Recorded information:
=======

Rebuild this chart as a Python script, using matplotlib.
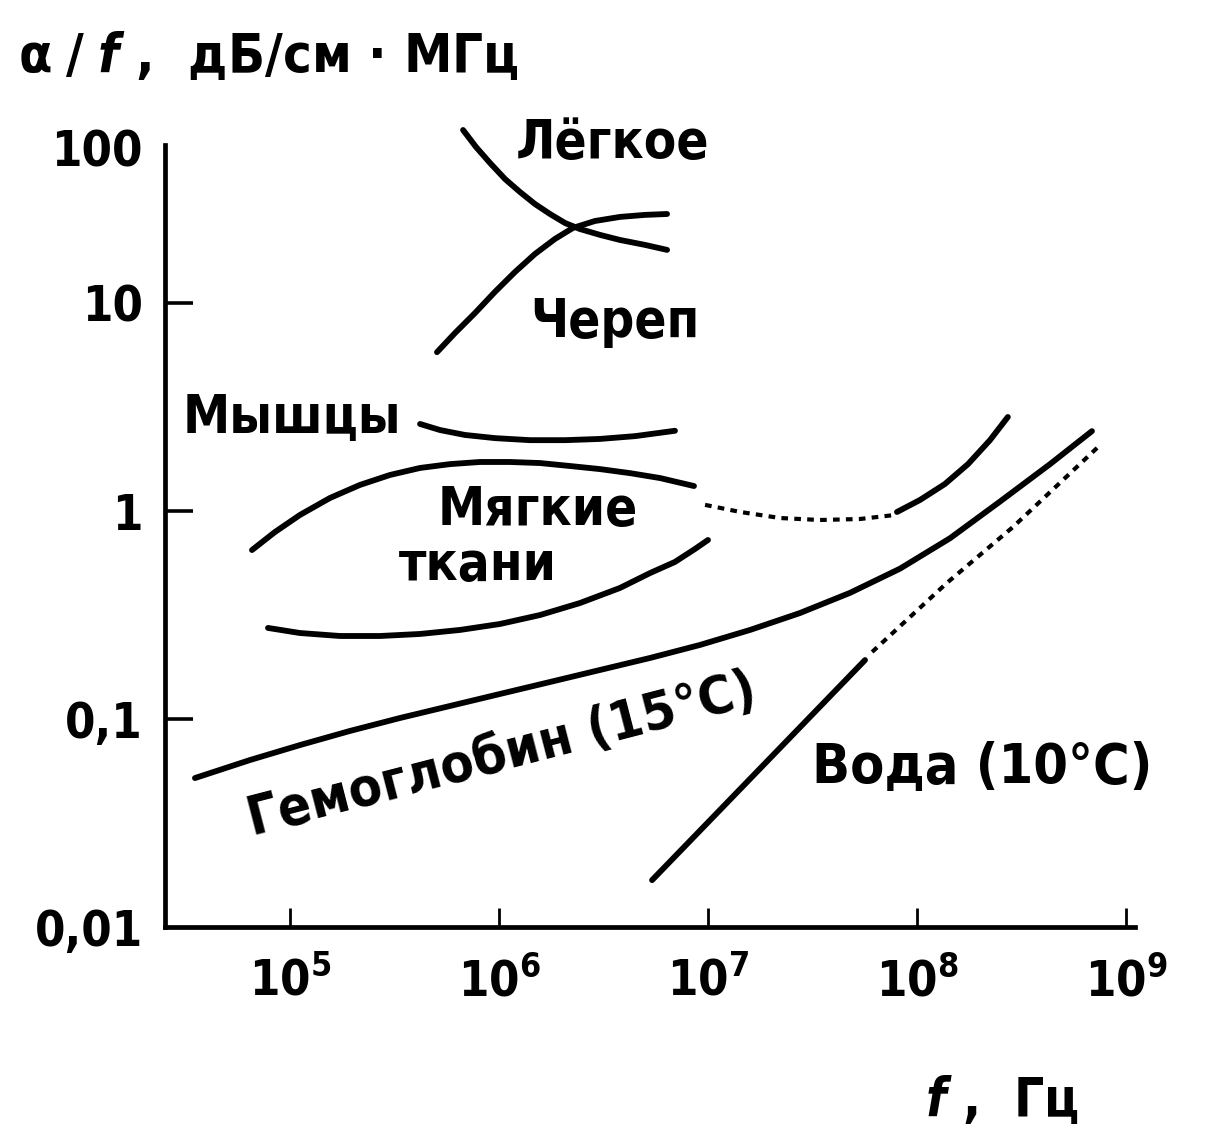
import numpy as np
import matplotlib
matplotlib.use("Agg")
import matplotlib.pyplot as plt
from matplotlib.ticker import FixedLocator, NullLocator

plt.rcParams['font.family'] = ['DejaVu Sans']
plt.rcParams['font.stretch'] = 'condensed'
plt.rcParams['font.weight'] = 'bold'
plt.rcParams['mathtext.fontset'] = 'dejavusans'

# ---------------- data (f in Hz, alpha/f in dB/(cm*MHz)) ----------------
lung_f = [6.73e5, 7.76e5, 9.06e5, 1.068e6, 1.26e6, 1.486e6, 1.754e6, 2.07e6, 2.44e6, 3.04e6, 3.79e6, 4.99e6, 6.37e6]
lung_a = [130.6, 101.5, 80.0, 63.1, 52.0, 43.5, 37.5, 32.8, 30.0, 27.5, 25.5, 23.7, 22.0]

skull_f = [5.05e5, 6.16e5, 7.68e5, 9.57e5, 1.193e6, 1.486e6, 1.853e6, 2.26e6, 2.88e6, 3.79e6, 4.99e6, 6.37e6]
skull_a = [5.8, 7.17, 8.95, 11.8, 15.85, 20.7, 25.9, 30.5, 33.8, 35.9, 37.0, 37.5]

muscle_f = [4.19e5, 5.22e5, 6.87e5, 9.57e5, 1.407e6, 2.07e6, 3.04e6, 4.48e6, 6.95e6]
muscle_a = [2.62, 2.45, 2.32, 2.24, 2.19, 2.19, 2.22, 2.29, 2.43]

soft_up_f = [6.58e4, 8.47e4, 1.116e5, 1.554e5, 2.16e5, 3.01e5, 4.19e5, 5.83e5, 8.11e5, 1.129e6,
             1.57e6, 2.187e6, 3.04e6, 4.24e6, 5.89e6, 8.57e6]
soft_up_a = [0.649, 0.792, 0.957, 1.155, 1.334, 1.49, 1.61, 1.68, 1.72, 1.72,
             1.70, 1.645, 1.59, 1.52, 1.44, 1.318]

soft_dash_f = [9.68e6, 1.42e7, 2.21e7, 3.43e7, 5.33e7, 7.85e7]
soft_dash_a = [1.07, 0.99, 0.925, 0.905, 0.915, 0.957]

soft_hi_f = [8.02e7, 1.034e8, 1.36e8, 1.754e8, 2.234e8, 2.72e8]
soft_hi_a = [0.989, 1.13, 1.348, 1.68, 2.19, 2.83]

soft_low_f = [7.85e4, 1.116e5, 1.734e5, 2.696e5, 4.19e5, 6.51e5, 1.01e6, 1.57e6, 2.44e6, 3.79e6,
              5.28e6, 6.95e6, 8.66e6, 1.0e7]
soft_low_a = [0.274, 0.259, 0.2506, 0.2506, 0.2563, 0.268, 0.2862, 0.316, 0.361, 0.4264,
              0.503, 0.569, 0.6566, 0.7254]

hemo_f = [3.51e4, 6.44e4, 1.12e5, 1.936e5, 3.36e5, 5.83e5, 1.01e6, 1.754e6, 3.04e6, 5.28e6,
          9.16e6, 1.59e7, 2.75e7, 4.78e7, 8.29e7, 1.44e8, 2.495e8, 4.33e8, 6.87e8]
hemo_a = [0.052, 0.0635, 0.075, 0.0876, 0.1011, 0.1155, 0.1319, 0.1506, 0.172, 0.1965,
          0.227, 0.268, 0.323, 0.404, 0.528, 0.74, 1.11, 1.68, 2.42]

water_f = [5.4e6, 5.64e7]
water_a = [0.0168, 0.192]

water_dash_f = [6.1e7, 1.39e8, 2.88e8, 7.5e8]
water_dash_a = [0.21, 0.451, 0.838, 2.07]

y_ticks = [0.01, 0.1, 1, 10, 100]
y_ticklabels = ['0,01', '0,1', '1', '10', '100']
x_ticks = [1e5, 1e6, 1e7, 1e8, 1e9]
x_ticklabels = [r'$\mathbf{10^{5}}$', r'$\mathbf{10^{6}}$', r'$\mathbf{10^{7}}$',
                r'$\mathbf{10^{8}}$', r'$\mathbf{10^{9}}$']

# ---------------- figure ----------------
W, H = 1209, 1135
fig = plt.figure(figsize=(W / 100, H / 100), dpi=100)
ax = fig.add_axes([165 / W, 1 - 927 / H, 970 / W, (927 - 145) / H])

# the printed y axis compresses the 10..100 decade
K = 155.0 / 208.0


def fwd(v):
    v = np.asarray(v, dtype=float)
    L = np.log10(np.clip(v, 1e-300, None))
    return np.where(L <= 1, L, 1 + (L - 1) * K)


def inv(u):
    u = np.asarray(u, dtype=float)
    return np.where(u <= 1, 10.0 ** u, 10.0 ** (1 + (u - 1) / K))


ax.set_xscale('log')
ax.set_yscale('function', functions=(fwd, inv))
ax.set_xlim(10 ** 4.402, 10 ** 9.043)
ax.set_ylim(0.01, 104.5)

lw = 4.2
solid = dict(color='black', lw=lw, solid_capstyle='round', solid_joinstyle='round')
dashed = dict(color='black', lw=3.0, ls=(0, (1.6, 1.5)))

ax.plot(lung_f, lung_a, clip_on=False, **solid)
ax.plot(skull_f, skull_a, **solid)
ax.plot(muscle_f, muscle_a, **solid)
ax.plot(soft_up_f, soft_up_a, **solid)
ax.plot(soft_dash_f, soft_dash_a, **dashed)
ax.plot(soft_hi_f, soft_hi_a, **solid)
ax.plot(soft_low_f, soft_low_a, **solid)
ax.plot(hemo_f, hemo_a, **solid)
ax.plot(water_f, water_a, **solid)
ax.plot(water_dash_f, water_dash_a, **dashed)

# axes styling
for s in ['top', 'right']:
    ax.spines[s].set_visible(False)
ax.spines['left'].set_linewidth(3.4)
ax.spines['bottom'].set_linewidth(3.4)
ax.spines['left'].set_capstyle('projecting')

ax.yaxis.set_major_locator(FixedLocator(y_ticks))
ax.set_yticklabels(y_ticklabels)
ax.yaxis.set_minor_locator(NullLocator())
ax.xaxis.set_major_locator(FixedLocator(x_ticks))
ax.set_xticklabels(x_ticklabels)
ax.xaxis.set_minor_locator(NullLocator())

ax.tick_params(axis='y', direction='in', length=20, width=2.6, pad=16, labelsize=35)
ax.tick_params(axis='x', direction='in', length=14, width=2.0, pad=22, labelsize=35)
# the top of the printed axis carries the "100" label but no tick mark
ax.yaxis.get_major_ticks()[-1].tick1line.set_visible(False)
ax.yaxis.get_major_ticks()[0].tick1line.set_visible(False)

# labels
fs = 38


def ftext(px, py, s, **kw):
    fig.text(px / W, 1 - py / H, s, fontsize=kw.pop('fontsize', fs), ha=kw.pop('ha', 'center'),
             va=kw.pop('va', 'center'), **kw)


ftext(18, 57, r'$\mathbf{\alpha\;/\;}\mathit{f}$ ,  дБ/см · МГц', ha='left', fontsize=39)
ftext(1002, 1100, r'$\mathit{f}$ ,  Гц')
ftext(612, 143, 'Лёгкое')
ftext(615, 322, 'Череп')
ftext(292, 418, 'Мышцы')
ftext(538, 510, 'Мягкие')
ftext(478, 565, 'ткани')
ftext(982, 768, 'Вода (10°C)', fontsize=40)
ftext(502, 755, 'Гемоглобин (15°C)', rotation=14.5, rotation_mode='anchor', fontsize=39)

fig.savefig('out.png', dpi=100)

=======

Brief: Go through the data above and transcribe it in full, omitting any image.

Correct response:
Rebuild this chart as a Python script, using matplotlib.
import numpy as np
import matplotlib
matplotlib.use("Agg")
import matplotlib.pyplot as plt
from matplotlib.ticker import FixedLocator, NullLocator

plt.rcParams['font.family'] = ['DejaVu Sans']
plt.rcParams['font.stretch'] = 'condensed'
plt.rcParams['font.weight'] = 'bold'
plt.rcParams['mathtext.fontset'] = 'dejavusans'

# ---------------- data (f in Hz, alpha/f in dB/(cm*MHz)) ----------------
lung_f = [6.73e5, 7.76e5, 9.06e5, 1.068e6, 1.26e6, 1.486e6, 1.754e6, 2.07e6, 2.44e6, 3.04e6, 3.79e6, 4.99e6, 6.37e6]
lung_a = [130.6, 101.5, 80.0, 63.1, 52.0, 43.5, 37.5, 32.8, 30.0, 27.5, 25.5, 23.7, 22.0]

skull_f = [5.05e5, 6.16e5, 7.68e5, 9.57e5, 1.193e6, 1.486e6, 1.853e6, 2.26e6, 2.88e6, 3.79e6, 4.99e6, 6.37e6]
skull_a = [5.8, 7.17, 8.95, 11.8, 15.85, 20.7, 25.9, 30.5, 33.8, 35.9, 37.0, 37.5]

muscle_f = [4.19e5, 5.22e5, 6.87e5, 9.57e5, 1.407e6, 2.07e6, 3.04e6, 4.48e6, 6.95e6]
muscle_a = [2.62, 2.45, 2.32, 2.24, 2.19, 2.19, 2.22, 2.29, 2.43]

soft_up_f = [6.58e4, 8.47e4, 1.116e5, 1.554e5, 2.16e5, 3.01e5, 4.19e5, 5.83e5, 8.11e5, 1.129e6,
             1.57e6, 2.187e6, 3.04e6, 4.24e6, 5.89e6, 8.57e6]
soft_up_a = [0.649, 0.792, 0.957, 1.155, 1.334, 1.49, 1.61, 1.68, 1.72, 1.72,
             1.70, 1.645, 1.59, 1.52, 1.44, 1.318]

soft_dash_f = [9.68e6, 1.42e7, 2.21e7, 3.43e7, 5.33e7, 7.85e7]
soft_dash_a = [1.07, 0.99, 0.925, 0.905, 0.915, 0.957]

soft_hi_f = [8.02e7, 1.034e8, 1.36e8, 1.754e8, 2.234e8, 2.72e8]
soft_hi_a = [0.989, 1.13, 1.348, 1.68, 2.19, 2.83]

soft_low_f = [7.85e4, 1.116e5, 1.734e5, 2.696e5, 4.19e5, 6.51e5, 1.01e6, 1.57e6, 2.44e6, 3.79e6,
              5.28e6, 6.95e6, 8.66e6, 1.0e7]
soft_low_a = [0.274, 0.259, 0.2506, 0.2506, 0.2563, 0.268, 0.2862, 0.316, 0.361, 0.4264,
              0.503, 0.569, 0.6566, 0.7254]

hemo_f = [3.51e4, 6.44e4, 1.12e5, 1.936e5, 3.36e5, 5.83e5, 1.01e6, 1.754e6, 3.04e6, 5.28e6,
          9.16e6, 1.59e7, 2.75e7, 4.78e7, 8.29e7, 1.44e8, 2.495e8, 4.33e8, 6.87e8]
hemo_a = [0.052, 0.0635, 0.075, 0.0876, 0.1011, 0.1155, 0.1319, 0.1506, 0.172, 0.1965,
          0.227, 0.268, 0.323, 0.404, 0.528, 0.74, 1.11, 1.68, 2.42]

water_f = [5.4e6, 5.64e7]
water_a = [0.0168, 0.192]

water_dash_f = [6.1e7, 1.39e8, 2.88e8, 7.5e8]
water_dash_a = [0.21, 0.451, 0.838, 2.07]

y_ticks = [0.01, 0.1, 1, 10, 100]
y_ticklabels = ['0,01', '0,1', '1', '10', '100']
x_ticks = [1e5, 1e6, 1e7, 1e8, 1e9]
x_ticklabels = [r'$\mathbf{10^{5}}$', r'$\mathbf{10^{6}}$', r'$\mathbf{10^{7}}$',
                r'$\mathbf{10^{8}}$', r'$\mathbf{10^{9}}$']

# ---------------- figure ----------------
W, H = 1209, 1135
fig = plt.figure(figsize=(W / 100, H / 100), dpi=100)
ax = fig.add_axes([165 / W, 1 - 927 / H, 970 / W, (927 - 145) / H])

# the printed y axis compresses the 10..100 decade
K = 155.0 / 208.0


def fwd(v):
    v = np.asarray(v, dtype=float)
    L = np.log10(np.clip(v, 1e-300, None))
    return np.where(L <= 1, L, 1 + (L - 1) * K)


def inv(u):
    u = np.asarray(u, dtype=float)
    return np.where(u <= 1, 10.0 ** u, 10.0 ** (1 + (u - 1) / K))


ax.set_xscale('log')
ax.set_yscale('function', functions=(fwd, inv))
ax.set_xlim(10 ** 4.402, 10 ** 9.043)
ax.set_ylim(0.01, 104.5)

lw = 4.2
solid = dict(color='black', lw=lw, solid_capstyle='round', solid_joinstyle='round')
dashed = dict(color='black', lw=3.0, ls=(0, (1.6, 1.5)))

ax.plot(lung_f, lung_a, clip_on=False, **solid)
ax.plot(skull_f, skull_a, **solid)
ax.plot(muscle_f, muscle_a, **solid)
ax.plot(soft_up_f, soft_up_a, **solid)
ax.plot(soft_dash_f, soft_dash_a, **dashed)
ax.plot(soft_hi_f, soft_hi_a, **solid)
ax.plot(soft_low_f, soft_low_a, **solid)
ax.plot(hemo_f, hemo_a, **solid)
ax.plot(water_f, water_a, **solid)
ax.plot(water_dash_f, water_dash_a, **dashed)

# axes styling
for s in ['top', 'right']:
    ax.spines[s].set_visible(False)
ax.spines['left'].set_linewidth(3.4)
ax.spines['bottom'].set_linewidth(3.4)
ax.spines['left'].set_capstyle('projecting')

ax.yaxis.set_major_locator(FixedLocator(y_ticks))
ax.set_yticklabels(y_ticklabels)
ax.yaxis.set_minor_locator(NullLocator())
ax.xaxis.set_major_locator(FixedLocator(x_ticks))
ax.set_xticklabels(x_ticklabels)
ax.xaxis.set_minor_locator(NullLocator())

ax.tick_params(axis='y', direction='in', length=20, width=2.6, pad=16, labelsize=35)
ax.tick_params(axis='x', direction='in', length=14, width=2.0, pad=22, labelsize=35)
# the top of the printed axis carries the "100" label but no tick mark
ax.yaxis.get_major_ticks()[-1].tick1line.set_visible(False)
ax.yaxis.get_major_ticks()[0].tick1line.set_visible(False)

# labels
fs = 38


def ftext(px, py, s, **kw):
    fig.text(px / W, 1 - py / H, s, fontsize=kw.pop('fontsize', fs), ha=kw.pop('ha', 'center'),
             va=kw.pop('va', 'center'), **kw)


ftext(18, 57, r'$\mathbf{\alpha\;/\;}\mathit{f}$ ,  дБ/см · МГц', ha='left', fontsize=39)
ftext(1002, 1100, r'$\mathit{f}$ ,  Гц')
ftext(612, 143, 'Лёгкое')
ftext(615, 322, 'Череп')
ftext(292, 418, 'Мышцы')
ftext(538, 510, 'Мягкие')
ftext(478, 565, 'ткани')
ftext(982, 768, 'Вода (10°C)', fontsize=40)
ftext(502, 755, 'Гемоглобин (15°C)', rotation=14.5, rotation_mode='anchor', fontsize=39)

fig.savefig('out.png', dpi=100)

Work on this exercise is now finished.